I really hope this latest fiasco doesn't get back to Mike Gundy.
The last thing the football world needs is another "I'm a man! I'm 40!" defense from the Oklahoma State coach.
But it seems that his latest victimized player, Dez Bryant, is an immediate controversy in the NFL (though the reason is substantially different than most people would have expected).
It surfaced today that Jeff Ireland is the NFL "big man" who asked Dez Bryant in a pre-draft interview if his mother was a prostitute. Brace for a firestorm of commentary, Miami Dolphins fans.
Now before I get into the implications of such a question, take a deep breath and relax; think some happy thoughts. Maybe close your eyes and pretend you're at the beach soaking in the sunlight.
Now that your mind is clear, I'd like you to pretend that you're going to a job interview with the State Department. It doesn't matter if you would never interview for a job with the State Department; pretend you were recently fired and it is the only job interview you could get.
Now I want you to imagine that you sit down at the table and go through a 30-minute interview process in which everything you could possibly imagine goes well.
At the end of it, Hillary Clinton walks in the room, right before you have the job wrapped up, and says:
"Excuse me, Mr./Mrs. _______, I just have one final question. Is your mother a prostitute?"
As far as I can tell there are only three possible responses to this question:
A) "Oh...man. Yep, you caught me!"
B) *awkwardly* "Not anymore..."
C) Stand up and punch the interviewer in the face.
For anyone whose mother isn't a prostitute, the correct answer is option C. If your mother has been/is currently engaging in prostitution, you should answer A or B.
Now let's get real—no one in their right mind would ever answer "yes" to that question, so it serves no purpose other than to severely aggravate the recipient.
As far as I can tell, Ireland is sincerely sorry for the mistake. That is why he came out and apologized for it when he didn't have to.
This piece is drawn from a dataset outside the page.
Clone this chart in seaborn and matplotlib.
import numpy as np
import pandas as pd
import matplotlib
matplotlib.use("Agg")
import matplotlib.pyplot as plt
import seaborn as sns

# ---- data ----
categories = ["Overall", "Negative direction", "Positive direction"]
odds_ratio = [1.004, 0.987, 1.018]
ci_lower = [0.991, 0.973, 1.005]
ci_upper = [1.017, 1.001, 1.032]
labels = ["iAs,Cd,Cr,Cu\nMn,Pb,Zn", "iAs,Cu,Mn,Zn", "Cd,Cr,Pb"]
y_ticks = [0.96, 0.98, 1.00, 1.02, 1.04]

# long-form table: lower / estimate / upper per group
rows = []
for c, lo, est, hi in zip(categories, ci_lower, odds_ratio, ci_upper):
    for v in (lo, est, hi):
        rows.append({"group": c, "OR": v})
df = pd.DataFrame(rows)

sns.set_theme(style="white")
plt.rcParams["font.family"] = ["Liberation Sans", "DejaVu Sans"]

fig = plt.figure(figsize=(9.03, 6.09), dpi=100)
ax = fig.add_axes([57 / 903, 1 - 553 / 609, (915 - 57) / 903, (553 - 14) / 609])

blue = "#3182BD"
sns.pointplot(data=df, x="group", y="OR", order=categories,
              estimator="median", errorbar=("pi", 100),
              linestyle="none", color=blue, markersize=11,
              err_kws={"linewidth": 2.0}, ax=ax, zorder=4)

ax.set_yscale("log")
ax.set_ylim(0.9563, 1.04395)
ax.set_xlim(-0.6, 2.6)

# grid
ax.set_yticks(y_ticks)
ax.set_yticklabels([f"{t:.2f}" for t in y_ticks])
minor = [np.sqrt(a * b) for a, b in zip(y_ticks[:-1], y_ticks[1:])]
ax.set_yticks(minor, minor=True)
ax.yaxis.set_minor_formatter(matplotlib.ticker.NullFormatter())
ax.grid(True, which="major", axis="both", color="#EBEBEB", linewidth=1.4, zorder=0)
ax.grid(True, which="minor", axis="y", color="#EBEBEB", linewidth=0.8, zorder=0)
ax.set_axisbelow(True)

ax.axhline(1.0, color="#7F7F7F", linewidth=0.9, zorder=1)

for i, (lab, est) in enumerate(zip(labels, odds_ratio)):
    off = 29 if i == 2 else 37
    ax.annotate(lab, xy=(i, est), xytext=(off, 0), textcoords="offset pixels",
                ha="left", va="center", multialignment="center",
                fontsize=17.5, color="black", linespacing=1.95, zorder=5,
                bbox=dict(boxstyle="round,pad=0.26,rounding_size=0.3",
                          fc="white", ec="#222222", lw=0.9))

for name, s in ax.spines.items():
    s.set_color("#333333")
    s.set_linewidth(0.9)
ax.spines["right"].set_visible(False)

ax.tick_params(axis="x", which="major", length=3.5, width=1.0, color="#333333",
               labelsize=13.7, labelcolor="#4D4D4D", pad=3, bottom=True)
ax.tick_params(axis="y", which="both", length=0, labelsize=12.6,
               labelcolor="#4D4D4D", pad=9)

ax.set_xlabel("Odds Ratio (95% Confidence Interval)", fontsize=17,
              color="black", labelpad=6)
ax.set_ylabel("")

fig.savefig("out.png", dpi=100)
He could have just let this keep sliding under the radar for all eternity.
But even with that, this whole situation highlights two big facts about the NFL.
Fact No. 1
NFL players are held to a higher standard than NFL executives.
Obviously, in the NFL players are in the spotlight setting an example for kids. I get that. They need to act like grownups.
I wouldn't try to defend Ben Roethlisberger's recent actions or the actions of many other big-name NFL players in recent memory.
However, Ireland and Jerry Jones have both recently engaged in some major faux pas incidents, and I haven't seen any punitive actions handed down by their organizations. It must be good to be king.
In any other circumstance, if you were conducting an interview and asked a question like that to the participant, you would be deservedly slapped with a lawsuit—and you would settle out of court for a large amount of money.
There is a certain level of hypocrisy behind closed doors in NFL franchises that fans really need to be aware of. Ireland should not get away from this without a punishment of some sort (what that should be, I have no idea).
It is probably more disturbing that there are many other people who asked Bryant similar things in other organizations (according to him).
Fact No. 2
Dez Bryant's character issues are massively overblown, and if you needed any more proof that the Dallas Cowboys absolutely stole him, this incident is it.
The fact that Bryant showed the self-restraint to not get up and flail Ireland with any object nearby speaks volumes to his character. So despite the fact that the question had nothing to do with him, I think it did get the information it was secretly snooping around for:
Dez Bryant does not have a character problem.